Der kürzlich in den USA verstorbene Kinderbuchautor Eric Carle hat die Kindheit und Jugend in Feuerbach verbracht. Er hielt bis zuletzt Kontakt in die alte Heimat.
„Die kleine Raupe Nimmersatt“ futtert ausnahmsweise mal gar nichts: Sie frisst sich durch keine Torte, keinen Käse. Das sonst so gefräßige Geschöpf hält stattdessen ein Schild in seinen Krabbelärmchen, handgemalt und mit einer persönlichen Widmung von seinem Schöpfer Eric Carle. Per Luftpost kam die „kleine Raupe“ noch im August 2019 aus den USA nach Feuerbach geflattert. Der Autor und Illustrator sendete der Bezirksvorsteherin auf diesem Wege herzliche Grüße von seinem Wohnsitz in Northampton im US-Staat Massachusetts: „Liebe Frau Klöber, vielen Dank für den Feuerbacher Reiseführer. Ja, ich habe viele Bilder erkannt. Ach ja, das schöne Feuerbach ……“, schrieb der Raupe-Nimmersatt-Erfinder. Am 23. Mai dieses Jahres ist Eric Carle in Northampton im Alter von 91 Jahren verstorben.
„Ich hatte ihm noch zu seinem 90. Geburtstag im Namen des Stadtbezirkes gratuliert und ihm das Buch „Begehbares Feuerbacher Gedächtnis“ geschickt“, erinnert sich Andrea Klöber. Offenbar weckte dieses Werk bei Eric Carle damals sofort die Neugierde und Erinnerungen an seine Kindheit in Feuerbach. Es entspann sich eine kleine Korrespondenz: „Vielleicht können Sie mir aushelfen“, antwortete er im Herbst 2019 der Bezirksvorsteherin und kam gleich zur Sache: „Vor Jahren sah ich ein Photo von unserem Haus in der Dieterlestraße 16 nach einem Fliegerangriff während des Zweiten Weltkrieges.“ Er ergänzte den Brief mit einer kleinen Skizze: „Unser Haus 16 war nur leicht beschädigt“, schrieb er. Andrea Klöber machte sich auf die Suche und holte Walker Rieker mit ins Recherche-Boot. Rieker entdeckte in seinem riesigen historischen Fundus noch alte Aufnahmen: „Ich habe Eric Carle dann ein Päckchen mit Fotos, Dias und einem Buch geschickt“, erinnert sich der Hobby-Archivar und Sammler alter Fotografien.
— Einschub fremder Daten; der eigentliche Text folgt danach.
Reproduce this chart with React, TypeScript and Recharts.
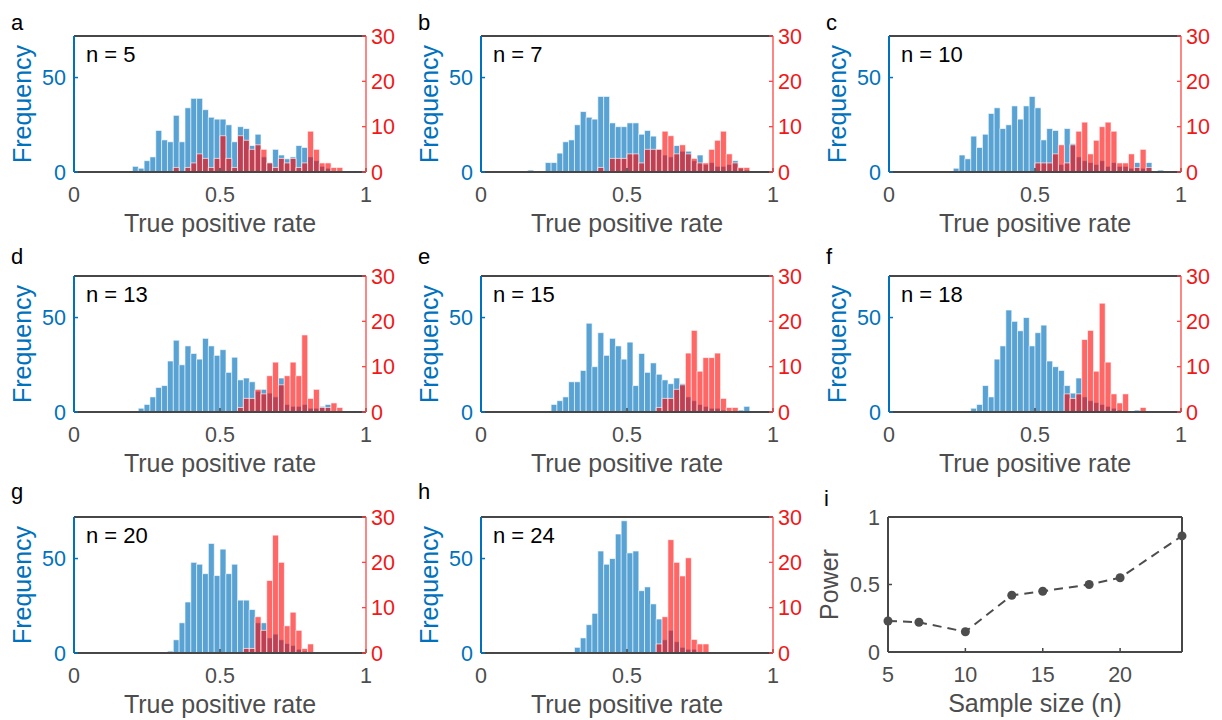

Auch Joachim Arendt hat sich mit den Wurzeln des Raupe-Nimmersatt-Schöpfers befasst. In seinem Buch und Internetportal „Begehbares Feuerbacher Gedächtnis“, in dem historisch und kulturell wichtige Objekte im Stadtbezirk beschrieben werden, treten auch verschiedene Schauplätze aus Carles Kindheit und Jugend zu Tage. Was vielleicht einige in Feuerbach nicht wissen: Der bekannte Illustrator lebte mit seinen Eltern etwa anderthalb Jahrzehnte lang im großväterlichen Haus in der Dieterlestraße 16. Eine kleine Tafel als Würdigung hat Arendt schon vor Jahren an der Hausfassade anbringen lassen. Sie erinnert an den Ort, wo Carle aufgewachsen ist. Eric Carles Großvater betrieb im Oelschläger-Haus an der Dieterlestraße 16 eine Werkzeugbau-Firma. Der junge Eric sei Mitte der 1930er Jahre in die katholische Grundschule Feuerbach an der Elsenhansstraße gegangen, weiß Joachim Arendt. Die Familie Carle war evangelisch. Offenbar nahm die freiwillige Konfessionsschule, die Brühlschule hieß, auch Kinder anderer Konfessionen auf. Übrigens hat die Brühlschule eine weitere Berühmtheit zu verzeichnen: Der aufrechte Demokrat Matthias Erzberger unterrichtete an der Feuerbacher Schule 1895 als Grundschullehrer, bevor er später als Politiker und Publizist im Kaiserreich und der Weimarer Republik Karriere machte und 1921 von Rechtsterroristen ermordet wurde.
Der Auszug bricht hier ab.